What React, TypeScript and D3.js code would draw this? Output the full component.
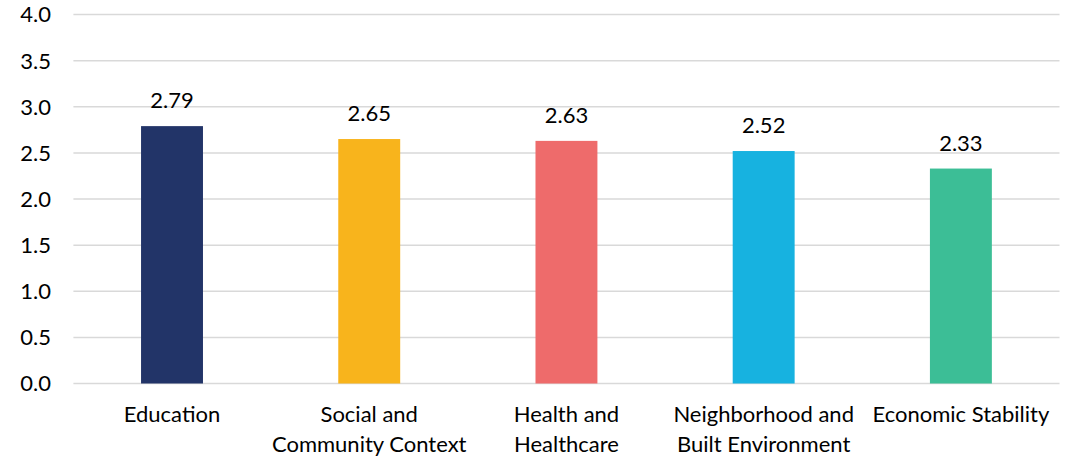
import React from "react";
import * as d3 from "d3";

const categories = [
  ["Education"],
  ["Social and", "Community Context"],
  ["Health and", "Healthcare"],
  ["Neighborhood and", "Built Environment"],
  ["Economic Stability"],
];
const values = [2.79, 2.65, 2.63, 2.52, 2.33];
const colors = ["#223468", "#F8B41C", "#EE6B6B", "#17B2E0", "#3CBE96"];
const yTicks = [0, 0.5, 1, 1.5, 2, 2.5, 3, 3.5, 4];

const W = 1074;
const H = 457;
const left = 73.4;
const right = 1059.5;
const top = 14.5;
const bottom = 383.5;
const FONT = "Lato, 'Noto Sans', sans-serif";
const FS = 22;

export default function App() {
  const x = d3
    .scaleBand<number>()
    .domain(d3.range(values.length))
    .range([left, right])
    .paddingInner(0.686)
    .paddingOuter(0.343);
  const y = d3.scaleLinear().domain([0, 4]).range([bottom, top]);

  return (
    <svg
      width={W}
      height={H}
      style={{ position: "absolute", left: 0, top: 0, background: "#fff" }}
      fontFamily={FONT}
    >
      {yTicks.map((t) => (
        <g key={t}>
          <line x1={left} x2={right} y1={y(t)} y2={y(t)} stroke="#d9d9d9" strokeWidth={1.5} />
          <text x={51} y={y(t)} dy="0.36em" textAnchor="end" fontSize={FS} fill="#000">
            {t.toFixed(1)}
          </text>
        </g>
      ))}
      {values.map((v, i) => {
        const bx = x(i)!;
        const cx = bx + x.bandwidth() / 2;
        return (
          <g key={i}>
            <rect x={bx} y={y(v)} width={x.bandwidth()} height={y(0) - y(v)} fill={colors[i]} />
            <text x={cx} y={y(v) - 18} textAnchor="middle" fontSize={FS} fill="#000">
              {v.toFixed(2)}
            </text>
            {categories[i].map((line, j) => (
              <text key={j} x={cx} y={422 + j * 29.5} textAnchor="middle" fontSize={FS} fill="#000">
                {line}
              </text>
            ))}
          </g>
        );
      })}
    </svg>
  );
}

++++++

**What is asked:**
Set the lines above down again, word for word, from the first through the one containing "2.5, 3, 3.5, 4];"; pictures excluded.

**Result of the exercise:**
What React, TypeScript and D3.js code would draw this? Output the full component.
import React from "react";
import * as d3 from "d3";

const categories = [
  ["Education"],
  ["Social and", "Community Context"],
  ["Health and", "Healthcare"],
  ["Neighborhood and", "Built Environment"],
  ["Economic Stability"],
];
const values = [2.79, 2.65, 2.63, 2.52, 2.33];
const colors = ["#223468", "#F8B41C", "#EE6B6B", "#17B2E0", "#3CBE96"];
const yTicks = [0, 0.5, 1, 1.5, 2, 2.5, 3, 3.5, 4];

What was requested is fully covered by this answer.